Is Cyprus the first case of an exit from the euro? It has been made very clear - Cyprus could be the first eurozone country to leave the single currency. It only represents 0.15% of the euro countries' GDP, which means that in absolute figures of the aid sought does not seem huge. Yet in the first phase of the negotiations, last June, Cypriot President Dimitris Christofias rejected outright the usual conditions of these operations, especially the privatisations (this was to beexpected of him as a communist), and the negotiations with the EU Troika (European Central Bank, European Commission and IMF) were broken off. They were then resumed and the Cypriot authorities set themselves the objectives of concluding them before the national presidential elections (17 and 24 February). On the Community, side there is much more caution (see EUROPE 10760 and 10762), and all the more so as Christofias will not stand for election again and, at least in theory, his departure could facilitate the negotiations.
However, in reality, beyond the official statements that, of course, try to calm the situation down, the reticence and obstacles grow bigger. The aspects mentioned in particular in the German press are as follows: (1) Cyprus' excessively large financial sector would apparently need about €10 billion just for itself, having been flattened when the property bubble burst and by other developments; (2) the president of the German social democrat party, Sigmar Gabriel, has quoted information according to which the activity of some Cypriot banks resides particularly in complicity with tax fraud; (3) the banks play the role of an offshore centre for Russian investors. The Spiegel, basing its reporting on a German secret services report of which it obtained a copy, has written that supporting the Cypriot banks would mean helping the Russian mafia.
Bailing Cyprus out financially in the volume and modalities apparently needed would swell the country's debt to over 180% of its GDP, which would be unsustainable according to the IMF. That is why the words exit from the eurozone have been pronounced.
American pressure on London. It is understandable that the United States has made its desire known to the British prime minister that the United Kingdom not leave the EU. It is less acceptable that this initiative be taken I highlighting American interests. Nonetheless, it is good in the sense that Phil Gordon, the American deputy secretary of state for European affairs, paying tribute to the global importance of the EU, said: “We want the United Kingdom to have a real influence in it (…) We want a European Union turned towards the outside and for the United Kingdom to be part of it”.
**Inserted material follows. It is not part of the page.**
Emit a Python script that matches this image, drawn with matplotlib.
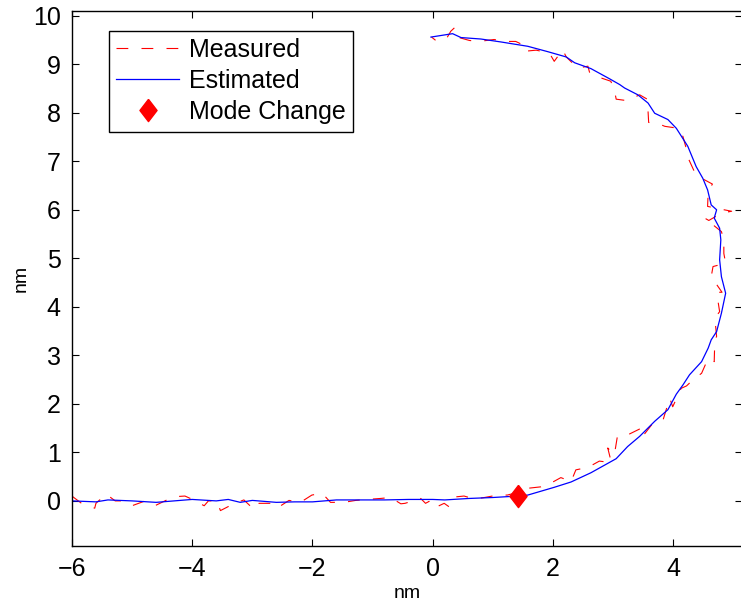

It is almost a warning and it is up to the British authorities to react. Yet the other EU countries are already bemused at the way the UK interprets its presence in the EU - as a member state which asks for the right to choose the aspects of Community construction in which it wants to participate (see this column in the previous edition of EUROPE), not forgetting of course that it does not participate in crucial accomplishments like the single currency, the Schengen area or the treaty on budgetary discipline. Are we now going to entrust it with the role of representative of the United States within the EU as well?